Not long ago, an executive of a potential buyer for one of our clients asked me if my client was pressing for a close by December 31 to take advantage of the lower capital gains rates.  The question caught me a little off-guard for a couple of reasons.  First, it is very late in the year to be trying to get a deal closed by year-end.  Second, I have been largely taking it for granted, perhaps unwisely, that the lower capital gains rates would be extended for at least another year.

Political turmoil always creates risks and opportunities.  Uncertainty is part of the game.  However, I do not remember a time when operating a business had more uncertainties than today.  Much uncertainty is unavoidable coming out of the economic turmoil of the past few years, but it is truly unfortunate that tax policy remains such a matter of uncertainty.

The President has called on Republicans to compromise and permanently extend the Bush era tax cuts to so-called middle-class taxpayers – those families with incomes of less than $250,000 per year and individuals with incomes of less than $200,000.    Although the President’s official position is that the cuts should expire as scheduled on December 31, 2010, his current comments have softened a bit to usually state that he is opposed to making the cuts on those with incomes above $250,000 permanent.  That leaves open the possibility of extending them for one or two years.

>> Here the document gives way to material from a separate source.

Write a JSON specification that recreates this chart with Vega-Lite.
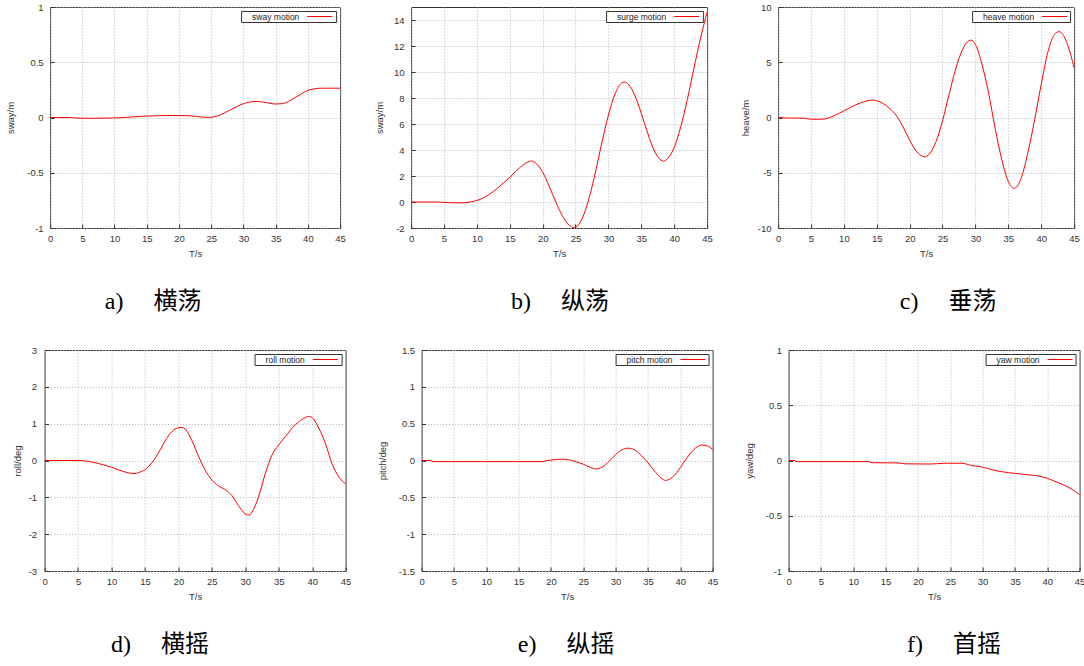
{
  "$schema": "https://vega.github.io/schema/vega-lite/v6.json",
  "padding": {"left": 4.5, "top": 1, "right": 0, "bottom": 0},
  "background": "white",
  "config": {
    "font": "Liberation Sans",
    "view": {"stroke": "#333333", "strokeWidth": 1},
    "axis": {"grid": true, "gridColor": "#b4b4b4", "gridDash": [1, 2], "gridWidth": 1, "domain": false,
      "ticks": true, "tickSize": -4, "tickColor": "#333333", "tickWidth": 1,
      "labelFontSize": 9.5, "labelColor": "#333333", "labelFont": "Liberation Sans", "labelPadding": 11,
      "labelFlush": false, "labelOverlap": false, "labelBound": false,
      "titleFontSize": 9.5, "titleFontWeight": "normal", "titleColor": "#333333", "titleFont": "Liberation Sans",
      "labelExpr": "'' + datum.value"},
    "axisX": {"titlePadding": 6, "labelPadding": 9},
    "legend": {"orient": "top-right", "offset": 4, "strokeColor": "#333333", "fillColor": "white", "padding": 1,
      "symbolSize": 64, "symbolStrokeWidth": 1, "symbolStrokeColor": "#ff0000", "symbolFillColor": "transparent",
      "labelFontSize": 8.5, "labelColor": "#222222", "labelFont": "Liberation Sans", "labelOffset": 1},
    "title": {"orient": "bottom", "frame": "group", "anchor": "middle", "font": "Liberation Serif, Noto Sans CJK SC",
      "fontSize": 24, "fontWeight": "normal", "color": "#000000", "offset": 32}
  },
  "datasets": {
    "sway": [
      {"t":0,"v":0},{"t":1,"v":0},{"t":2,"v":0},{"t":3,"v":0},{"t":4,"v":-0.005},{"t":5,"v":-0.006},{"t":6,"v":-0.007},{"t":7,"v":-0.007},{"t":8,"v":-0.006},{"t":9,"v":-0.005},{"t":10,"v":-0.004},{"t":11,"v":-0.002},{"t":12,"v":0.002},{"t":13,"v":0.006},{"t":14,"v":0.01},{"t":15,"v":0.013},{"t":16,"v":0.015},{"t":17,"v":0.017},{"t":18,"v":0.018},{"t":19,"v":0.018},{"t":20,"v":0.018},{"t":21,"v":0.017},{"t":22,"v":0.014},{"t":23,"v":0.008},{"t":24,"v":0.002},{"t":25,"v":0.002},{"t":26,"v":0.015},{"t":27,"v":0.04},{"t":28,"v":0.07},{"t":29,"v":0.1},{"t":30,"v":0.125},{"t":31,"v":0.14},{"t":32,"v":0.145},{"t":33,"v":0.14},{"t":34,"v":0.13},{"t":35,"v":0.122},{"t":36,"v":0.125},{"t":37,"v":0.145},{"t":38,"v":0.18},{"t":39,"v":0.215},{"t":40,"v":0.245},{"t":41,"v":0.26},{"t":42,"v":0.265},{"t":43,"v":0.265},{"t":44,"v":0.265},{"t":45,"v":0.265}
    ],
    "surge": [
      {"t":0,"v":0},{"t":1,"v":0},{"t":2,"v":0},{"t":3,"v":0},{"t":4,"v":0},{"t":5,"v":-0.03},{"t":6,"v":-0.05},{"t":7,"v":-0.07},{"t":8,"v":-0.06},{"t":9,"v":0},{"t":10,"v":0.12},{"t":11,"v":0.32},{"t":12,"v":0.63},{"t":13,"v":1.0},{"t":14,"v":1.45},{"t":15,"v":1.9},{"t":16,"v":2.4},{"t":17,"v":2.85},{"t":18,"v":3.12},{"t":18.3,"v":3.15},{"t":19,"v":2.97},{"t":20,"v":2.3},{"t":21,"v":1.2},{"t":22,"v":0.0},{"t":23,"v":-1.06},{"t":24,"v":-1.77},{"t":24.8,"v":-1.97},{"t":25,"v":-1.94},{"t":26,"v":-1.28},{"t":27,"v":0.2},{"t":28,"v":2.24},{"t":29,"v":4.56},{"t":30,"v":6.69},{"t":31,"v":8.3},{"t":32,"v":9.15},{"t":32.4,"v":9.22},{"t":33,"v":9.07},{"t":34,"v":8.21},{"t":35,"v":6.81},{"t":36,"v":5.24},{"t":37,"v":3.92},{"t":38,"v":3.21},{"t":38.4,"v":3.14},{"t":39,"v":3.35},{"t":40,"v":4.2},{"t":41,"v":5.8},{"t":42,"v":7.9},{"t":43,"v":10.3},{"t":44,"v":12.6},{"t":45,"v":14.6}
    ],
    "heave": [
      {"t":0,"v":0},{"t":1,"v":-0.03},{"t":2,"v":-0.05},{"t":3,"v":-0.05},{"t":4,"v":-0.07},{"t":5,"v":-0.15},{"t":6,"v":-0.16},{"t":7,"v":-0.14},{"t":8,"v":0.03},{"t":9,"v":0.3},{"t":10,"v":0.6},{"t":11,"v":0.9},{"t":12,"v":1.2},{"t":13,"v":1.42},{"t":14,"v":1.56},{"t":14.5,"v":1.58},{"t":15,"v":1.52},{"t":16,"v":1.25},{"t":17,"v":0.8},{"t":18,"v":0.15},{"t":19,"v":-0.85},{"t":20,"v":-2.05},{"t":21,"v":-3.05},{"t":22,"v":-3.52},{"t":22.3,"v":-3.57},{"t":23,"v":-3.3},{"t":24,"v":-2.2},{"t":25,"v":-0.3},{"t":26,"v":2.1},{"t":27,"v":4.4},{"t":28,"v":6.1},{"t":29,"v":6.95},{"t":29.3,"v":7.0},{"t":30,"v":6.6},{"t":31,"v":4.8},{"t":32,"v":2.2},{"t":33,"v":-1.0},{"t":34,"v":-3.8},{"t":35,"v":-5.8},{"t":35.9,"v":-6.41},{"t":36,"v":-6.4},{"t":37,"v":-5.4},{"t":38,"v":-3.1},{"t":39,"v":-0.2},{"t":40,"v":3.0},{"t":41,"v":5.9},{"t":42,"v":7.5},{"t":42.7,"v":7.77},{"t":43,"v":7.7},{"t":44,"v":6.6},{"t":45,"v":4.5}
    ],
    "roll": [
      {"t":0,"v":0},{"t":5,"v":0},{"t":6,"v":-0.01},{"t":7,"v":-0.04},{"t":8,"v":-0.08},{"t":9,"v":-0.13},{"t":10,"v":-0.18},{"t":11,"v":-0.25},{"t":12,"v":-0.31},{"t":13,"v":-0.35},{"t":13.5,"v":-0.355},{"t":14,"v":-0.33},{"t":15,"v":-0.25},{"t":16,"v":-0.07},{"t":17,"v":0.2},{"t":18,"v":0.53},{"t":19,"v":0.78},{"t":20,"v":0.89},{"t":20.5,"v":0.9},{"t":21,"v":0.86},{"t":22,"v":0.55},{"t":23,"v":0.12},{"t":24,"v":-0.26},{"t":25,"v":-0.53},{"t":26,"v":-0.69},{"t":27,"v":-0.79},{"t":28,"v":-0.95},{"t":29,"v":-1.23},{"t":30,"v":-1.45},{"t":30.6,"v":-1.48},{"t":31,"v":-1.4},{"t":32,"v":-0.98},{"t":33,"v":-0.35},{"t":34,"v":0.15},{"t":35,"v":0.42},{"t":36,"v":0.65},{"t":37,"v":0.88},{"t":38,"v":1.05},{"t":39,"v":1.17},{"t":39.6,"v":1.2},{"t":40,"v":1.16},{"t":41,"v":0.88},{"t":42,"v":0.45},{"t":43,"v":-0.1},{"t":44,"v":-0.45},{"t":45,"v":-0.63}
    ],
    "pitch": [
      {"t":0,"v":0},{"t":1.5,"v":0},{"t":1.6,"v":-0.015},{"t":5,"v":-0.015},{"t":10,"v":-0.015},{"t":15,"v":-0.015},{"t":19,"v":-0.015},{"t":19.1,"v":-0.005},{"t":20,"v":0.005},{"t":21,"v":0.015},{"t":22,"v":0.018},{"t":23,"v":0.005},{"t":24,"v":-0.02},{"t":25,"v":-0.05},{"t":26,"v":-0.09},{"t":27,"v":-0.115},{"t":27.9,"v":-0.09},{"t":29,"v":-0.01},{"t":30,"v":0.08},{"t":31,"v":0.145},{"t":32,"v":0.167},{"t":33,"v":0.14},{"t":34,"v":0.065},{"t":35,"v":-0.03},{"t":36,"v":-0.14},{"t":37,"v":-0.235},{"t":37.7,"v":-0.27},{"t":38.5,"v":-0.245},{"t":39.5,"v":-0.16},{"t":40.5,"v":-0.03},{"t":41.5,"v":0.09},{"t":42.6,"v":0.185},{"t":43.5,"v":0.21},{"t":44.4,"v":0.19},{"t":45,"v":0.15}
    ],
    "yaw": [
      {"t":0,"v":0},{"t":1,"v":0},{"t":1.1,"v":-0.01},{"t":12.5,"v":-0.01},{"t":12.6,"v":-0.02},{"t":17,"v":-0.022},{"t":18,"v":-0.03},{"t":22,"v":-0.032},{"t":24,"v":-0.025},{"t":26.8,"v":-0.025},{"t":28.3,"v":-0.045},{"t":30,"v":-0.06},{"t":31.9,"v":-0.09},{"t":34,"v":-0.11},{"t":35.6,"v":-0.12},{"t":37.1,"v":-0.13},{"t":38.6,"v":-0.14},{"t":40,"v":-0.16},{"t":41.2,"v":-0.19},{"t":42.5,"v":-0.22},{"t":43.8,"v":-0.26},{"t":45,"v":-0.31}
    ]
  },
  "spacing": 29,
  "center": true,
  "resolve": {"scale": {"x": "independent", "y": "independent", "color": "independent"}, "legend": {"color": "independent"}},
  "vconcat": [
    {
      "spacing": 71,
      "bounds": "flush",
      "resolve": {"scale": {"x": "independent", "y": "independent", "color": "independent"}, "legend": {"color": "independent"}},
      "hconcat": [
        {
          "width": 290, "height": 221,
          "data": {"name": "sway"},
          "mark": {"type": "line", "strokeWidth": 1, "interpolate": "monotone"},
          "encoding": {
            "x": {"field": "t", "type": "quantitative", "scale": {"domain": [0, 45], "nice": false}, "axis": {"title": "T/s", "values": [0,5,10,15,20,25,30,35,40,45]}},
            "y": {"field": "v", "type": "quantitative", "scale": {"domain": [-1, 1], "nice": false, "zero": false}, "axis": {"title": "sway/m", "values": [-1,-0.5,0,0.5,1], "titlePadding": 11}},
            "color": {"datum": "sway motion", "scale": {"range": ["#ff0000"]}, "legend": {"title": null, "symbolType": "M15.175,0H21.425"}}
          },
          "title": {"text": "a)\u3000 横荡", "dx": -42}
        },
        {
          "width": 296, "height": 221,
          "data": {"name": "surge"},
          "mark": {"type": "line", "strokeWidth": 1, "interpolate": "monotone"},
          "encoding": {
            "x": {"field": "t", "type": "quantitative", "scale": {"domain": [0, 45], "nice": false}, "axis": {"title": "T/s", "values": [0,5,10,15,20,25,30,35,40,45]}},
            "y": {"field": "v", "type": "quantitative", "scale": {"domain": [-2, 15], "nice": false, "zero": false}, "axis": {"title": "sway/m", "values": [-2,0,2,4,6,8,10,12,14], "titlePadding": 9}},
            "color": {"datum": "surge motion", "scale": {"range": ["#ff0000"]}, "legend": {"title": null, "symbolType": "M15.65,0H21.9"}}
          },
          "title": {"text": "b)\u3000 纵荡", "dx": 1}
        },
        {
          "width": 296, "height": 221,
          "data": {"name": "heave"},
          "mark": {"type": "line", "strokeWidth": 1, "interpolate": "monotone"},
          "encoding": {
            "x": {"field": "t", "type": "quantitative", "scale": {"domain": [0, 45], "nice": false}, "axis": {"title": "T/s", "values": [0,5,10,15,20,25,30,35,40,45]}},
            "y": {"field": "v", "type": "quantitative", "scale": {"domain": [-10, 10], "nice": false, "zero": false}, "axis": {"title": "heave/m", "values": [-10,-5,0,5,10], "titlePadding": 6.5}},
            "color": {"datum": "heave motion", "scale": {"range": ["#ff0000"]}, "legend": {"title": null, "symbolType": "M16.125,0H22.375"}}
          },
          "title": {"text": "c)\u3000 垂荡", "dx": 22}
        }
      ]
    },
    {
      "spacing": 76,
      "bounds": "flush",
      "resolve": {"scale": {"x": "independent", "y": "independent", "color": "independent"}, "legend": {"color": "independent"}},
      "hconcat": [
        {
          "width": 301, "height": 221,
          "data": {"name": "roll"},
          "mark": {"type": "line", "strokeWidth": 1, "interpolate": "monotone"},
          "encoding": {
            "x": {"field": "t", "type": "quantitative", "scale": {"domain": [0, 45], "nice": false}, "axis": {"title": "T/s", "values": [0,5,10,15,20,25,30,35,40,45]}},
            "y": {"field": "v", "type": "quantitative", "scale": {"domain": [-3, 3], "nice": false, "zero": false}, "axis": {"title": "roll/deg", "values": [-3,-2,-1,0,1,2,3], "titlePadding": 6, "labelPadding": 12}},
            "color": {"datum": "roll motion", "scale": {"range": ["#ff0000"]}, "legend": {"title": null, "symbolType": "M13.175,0H19.425"}}
          },
          "title": {"text": "d)\u3000 横摇", "dx": -35}
        },
        {
          "width": 291, "height": 221,
          "data": {"name": "pitch"},
          "mark": {"type": "line", "strokeWidth": 1, "interpolate": "monotone"},
          "encoding": {
            "x": {"field": "t", "type": "quantitative", "scale": {"domain": [0, 45], "nice": false}, "axis": {"title": "T/s", "values": [0,5,10,15,20,25,30,35,40,45]}},
            "y": {"field": "v", "type": "quantitative", "scale": {"domain": [-1.5, 1.5], "nice": false, "zero": false}, "axis": {"title": "pitch/deg", "values": [-1.5,-1,-0.5,0,0.5,1,1.5], "titlePadding": 11}},
            "color": {"datum": "pitch motion", "scale": {"range": ["#ff0000"]}, "legend": {"title": null, "symbolType": "M14.825,0H21.075"}}
          },
          "title": {"text": "e)\u3000 纵摇", "dx": -1}
        },
        {
          "width": 291, "height": 221,
          "data": {"name": "yaw"},
          "mark": {"type": "line", "strokeWidth": 1, "interpolate": "monotone"},
          "encoding": {
            "x": {"field": "t", "type": "quantitative", "scale": {"domain": [0, 45], "nice": false}, "axis": {"title": "T/s", "values": [0,5,10,15,20,25,30,35,40,45]}},
            "y": {"field": "v", "type": "quantitative", "scale": {"domain": [-1, 1], "nice": false, "zero": false}, "axis": {"title": "yaw/deg", "values": [-1,-0.5,0,0.5,1], "titlePadding": 11}},
            "color": {"datum": "yaw motion", "scale": {"range": ["#ff0000"]}, "legend": {"title": null, "symbolType": "M14.125,0H20.375"}}
          },
          "title": {"text": "f)\u3000 首摇", "dx": 20}
        }
      ]
    }
  ]
}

Personally, I believe that it is likely that there will be a one or two year extension of the status quo.  However, it is already mid-November and the lame-duck session of Congress starts November 15.  They have a huge agenda for a short session, but tax policy is at the top of the list.  While there seems to be momentum toward compromise, it is hard to rule out any possibility, including a stalemate which might let the cuts temporarily expire as a result of non-action, although they could still be retroactively re-instated to January 1.

Where does this leave a potential business seller?  Unfortunately, it leaves a great deal of uncertainty.  Since it is probably too late for the vast majority of deals to get closed before year-end, we can hope for relief with the expected extension.  Going forward, if the $250,000 ($200,000 for individuals) definition of  “middle class” survives, there may be opportunities to structure sales in very specific circumstances to avoid the added tax bite from higher capital gains rates.